DATASET EXCERPTS
%%
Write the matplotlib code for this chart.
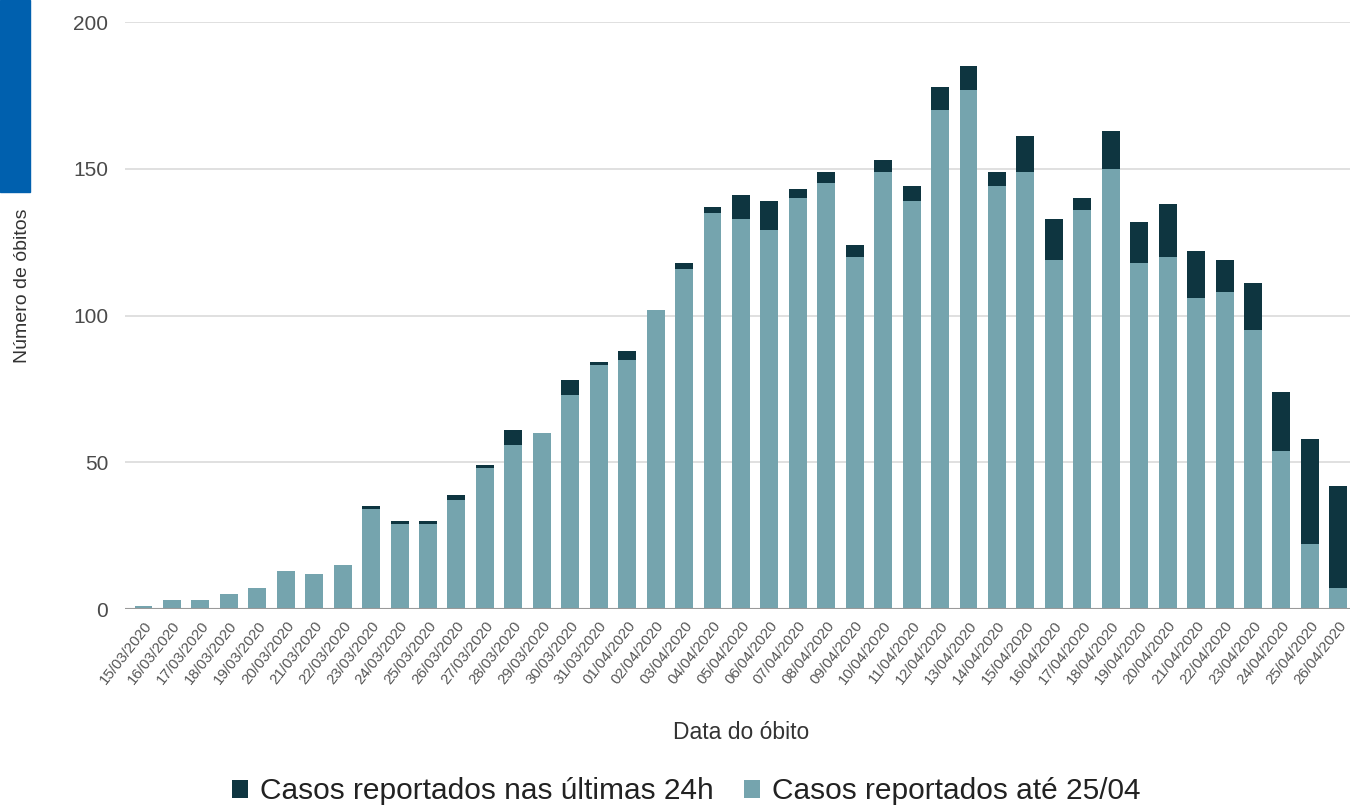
%%
%%
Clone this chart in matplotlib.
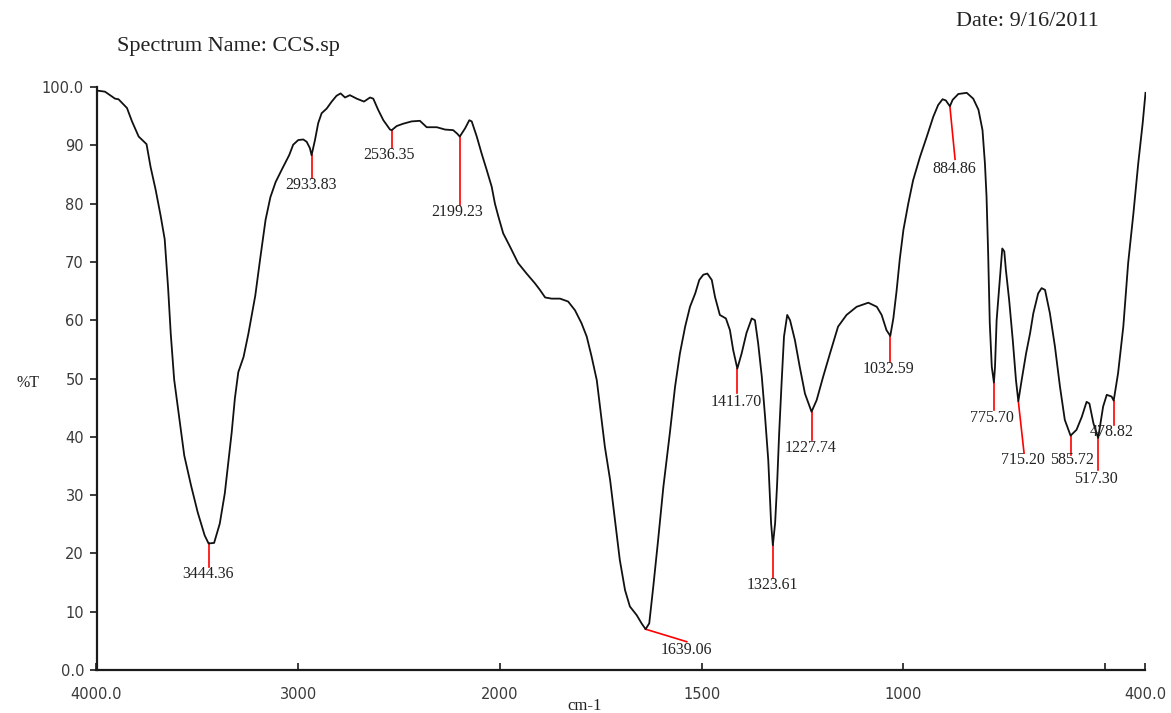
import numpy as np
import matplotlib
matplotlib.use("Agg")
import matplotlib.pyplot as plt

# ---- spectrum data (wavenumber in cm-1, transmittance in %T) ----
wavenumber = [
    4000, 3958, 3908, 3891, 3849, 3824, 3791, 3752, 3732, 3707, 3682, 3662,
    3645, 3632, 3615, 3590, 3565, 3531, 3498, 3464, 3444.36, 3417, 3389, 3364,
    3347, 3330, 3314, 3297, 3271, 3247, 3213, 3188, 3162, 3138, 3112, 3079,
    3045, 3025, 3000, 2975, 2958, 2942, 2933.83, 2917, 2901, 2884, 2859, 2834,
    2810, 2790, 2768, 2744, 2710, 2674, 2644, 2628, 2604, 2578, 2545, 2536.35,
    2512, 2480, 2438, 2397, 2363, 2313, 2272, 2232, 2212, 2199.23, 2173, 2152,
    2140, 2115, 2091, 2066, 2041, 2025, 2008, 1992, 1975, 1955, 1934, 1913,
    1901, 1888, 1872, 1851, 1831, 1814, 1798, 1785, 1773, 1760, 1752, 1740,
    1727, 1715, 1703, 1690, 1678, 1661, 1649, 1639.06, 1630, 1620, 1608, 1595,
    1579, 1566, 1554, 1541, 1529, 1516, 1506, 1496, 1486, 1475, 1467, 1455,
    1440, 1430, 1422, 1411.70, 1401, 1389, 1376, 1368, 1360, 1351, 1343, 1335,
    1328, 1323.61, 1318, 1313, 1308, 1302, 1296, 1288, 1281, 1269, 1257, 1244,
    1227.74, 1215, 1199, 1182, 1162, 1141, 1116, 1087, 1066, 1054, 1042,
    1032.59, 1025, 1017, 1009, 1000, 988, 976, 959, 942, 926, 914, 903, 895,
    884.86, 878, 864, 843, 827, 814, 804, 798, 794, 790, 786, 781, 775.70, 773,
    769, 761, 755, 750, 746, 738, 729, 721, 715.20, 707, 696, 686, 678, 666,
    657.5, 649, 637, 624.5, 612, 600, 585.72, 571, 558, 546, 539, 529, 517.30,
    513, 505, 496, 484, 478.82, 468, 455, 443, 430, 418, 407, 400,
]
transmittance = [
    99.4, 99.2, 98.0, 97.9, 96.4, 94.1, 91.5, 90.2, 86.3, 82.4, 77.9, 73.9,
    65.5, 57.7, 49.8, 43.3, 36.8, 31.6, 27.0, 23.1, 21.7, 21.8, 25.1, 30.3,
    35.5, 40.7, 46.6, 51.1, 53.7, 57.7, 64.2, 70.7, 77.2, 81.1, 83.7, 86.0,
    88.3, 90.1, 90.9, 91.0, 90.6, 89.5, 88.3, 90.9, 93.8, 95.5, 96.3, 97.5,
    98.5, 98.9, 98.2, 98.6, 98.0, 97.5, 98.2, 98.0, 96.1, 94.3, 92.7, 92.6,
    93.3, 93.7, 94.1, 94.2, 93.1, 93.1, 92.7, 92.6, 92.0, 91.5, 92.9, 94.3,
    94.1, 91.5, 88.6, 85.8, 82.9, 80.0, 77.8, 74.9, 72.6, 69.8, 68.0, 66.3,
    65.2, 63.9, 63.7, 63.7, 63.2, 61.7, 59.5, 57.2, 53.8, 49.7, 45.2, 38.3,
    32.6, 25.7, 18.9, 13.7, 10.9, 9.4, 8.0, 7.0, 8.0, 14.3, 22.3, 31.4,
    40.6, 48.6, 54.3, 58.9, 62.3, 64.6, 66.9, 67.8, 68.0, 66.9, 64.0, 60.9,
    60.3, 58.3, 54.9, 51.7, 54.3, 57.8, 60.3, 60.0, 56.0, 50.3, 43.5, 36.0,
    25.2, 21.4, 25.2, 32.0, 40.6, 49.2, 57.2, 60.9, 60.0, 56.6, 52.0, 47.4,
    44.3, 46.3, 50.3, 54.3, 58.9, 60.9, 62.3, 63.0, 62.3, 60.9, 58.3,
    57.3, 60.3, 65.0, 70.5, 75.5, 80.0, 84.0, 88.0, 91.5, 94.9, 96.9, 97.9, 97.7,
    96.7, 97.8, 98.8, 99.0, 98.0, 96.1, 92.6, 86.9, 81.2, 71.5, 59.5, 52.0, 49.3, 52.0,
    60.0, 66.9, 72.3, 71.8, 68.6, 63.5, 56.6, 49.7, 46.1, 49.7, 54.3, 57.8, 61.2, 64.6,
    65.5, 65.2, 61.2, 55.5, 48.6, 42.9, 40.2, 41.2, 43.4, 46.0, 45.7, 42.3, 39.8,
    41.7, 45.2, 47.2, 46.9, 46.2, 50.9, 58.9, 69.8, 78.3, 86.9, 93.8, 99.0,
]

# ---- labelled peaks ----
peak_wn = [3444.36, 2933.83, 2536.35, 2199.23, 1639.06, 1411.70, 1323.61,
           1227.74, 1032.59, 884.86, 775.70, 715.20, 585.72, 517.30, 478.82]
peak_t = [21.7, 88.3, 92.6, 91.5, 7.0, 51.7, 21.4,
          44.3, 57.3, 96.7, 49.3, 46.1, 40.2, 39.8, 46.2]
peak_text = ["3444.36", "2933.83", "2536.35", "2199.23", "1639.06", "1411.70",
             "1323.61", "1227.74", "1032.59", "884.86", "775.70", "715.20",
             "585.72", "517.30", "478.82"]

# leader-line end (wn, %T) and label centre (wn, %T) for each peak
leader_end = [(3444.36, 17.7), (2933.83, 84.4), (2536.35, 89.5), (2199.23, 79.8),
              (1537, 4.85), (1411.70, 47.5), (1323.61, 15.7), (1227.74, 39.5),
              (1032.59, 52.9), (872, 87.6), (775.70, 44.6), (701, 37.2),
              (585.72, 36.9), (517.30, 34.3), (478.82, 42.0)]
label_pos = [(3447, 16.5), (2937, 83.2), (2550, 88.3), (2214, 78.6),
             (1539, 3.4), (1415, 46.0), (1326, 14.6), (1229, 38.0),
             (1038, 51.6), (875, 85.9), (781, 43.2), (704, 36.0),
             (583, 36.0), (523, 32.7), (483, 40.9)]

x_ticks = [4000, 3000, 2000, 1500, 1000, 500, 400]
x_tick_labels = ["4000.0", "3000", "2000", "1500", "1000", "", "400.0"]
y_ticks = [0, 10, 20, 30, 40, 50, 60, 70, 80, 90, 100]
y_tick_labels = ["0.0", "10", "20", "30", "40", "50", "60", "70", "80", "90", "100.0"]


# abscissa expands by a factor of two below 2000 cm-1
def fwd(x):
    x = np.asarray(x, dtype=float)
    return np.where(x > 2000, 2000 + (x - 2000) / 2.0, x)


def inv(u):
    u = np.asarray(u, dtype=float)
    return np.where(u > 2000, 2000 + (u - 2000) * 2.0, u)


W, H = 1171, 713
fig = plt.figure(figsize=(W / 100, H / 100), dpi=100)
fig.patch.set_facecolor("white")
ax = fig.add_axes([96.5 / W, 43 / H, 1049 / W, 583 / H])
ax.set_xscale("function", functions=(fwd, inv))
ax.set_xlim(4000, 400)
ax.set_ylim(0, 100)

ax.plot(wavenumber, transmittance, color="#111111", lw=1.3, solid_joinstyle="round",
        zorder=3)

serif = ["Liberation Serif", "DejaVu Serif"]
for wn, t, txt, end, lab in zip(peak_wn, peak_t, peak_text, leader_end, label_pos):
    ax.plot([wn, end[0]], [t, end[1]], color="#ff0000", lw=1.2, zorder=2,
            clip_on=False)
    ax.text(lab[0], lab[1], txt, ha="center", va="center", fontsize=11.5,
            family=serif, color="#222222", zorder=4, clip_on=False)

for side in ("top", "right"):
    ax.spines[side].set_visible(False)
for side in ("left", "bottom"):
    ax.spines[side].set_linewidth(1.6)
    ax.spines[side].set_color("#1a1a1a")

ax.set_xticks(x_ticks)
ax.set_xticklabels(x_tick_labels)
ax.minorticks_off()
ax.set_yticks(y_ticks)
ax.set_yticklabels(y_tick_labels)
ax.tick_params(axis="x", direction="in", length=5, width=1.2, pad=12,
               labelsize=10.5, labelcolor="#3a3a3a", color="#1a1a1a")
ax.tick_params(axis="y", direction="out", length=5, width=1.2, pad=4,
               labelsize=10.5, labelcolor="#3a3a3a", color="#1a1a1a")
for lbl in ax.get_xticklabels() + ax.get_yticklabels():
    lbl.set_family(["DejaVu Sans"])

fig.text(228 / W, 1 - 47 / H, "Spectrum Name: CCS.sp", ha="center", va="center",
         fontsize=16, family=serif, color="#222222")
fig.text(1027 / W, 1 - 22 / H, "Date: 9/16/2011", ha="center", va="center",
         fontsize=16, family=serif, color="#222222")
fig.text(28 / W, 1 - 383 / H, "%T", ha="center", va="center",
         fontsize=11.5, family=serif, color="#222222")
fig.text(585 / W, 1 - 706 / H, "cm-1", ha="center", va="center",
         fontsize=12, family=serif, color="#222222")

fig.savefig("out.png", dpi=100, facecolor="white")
%%
Nothing but the lines from the one with "Clone this chart in matplotlib." down to the one with "import matplotlib.pyplot as plt" should be printed, both of them included. Leave out the pictures.

WRITTEN SOLUTION
Clone this chart in matplotlib.
import numpy as np
import matplotlib
matplotlib.use("Agg")
import matplotlib.pyplot as plt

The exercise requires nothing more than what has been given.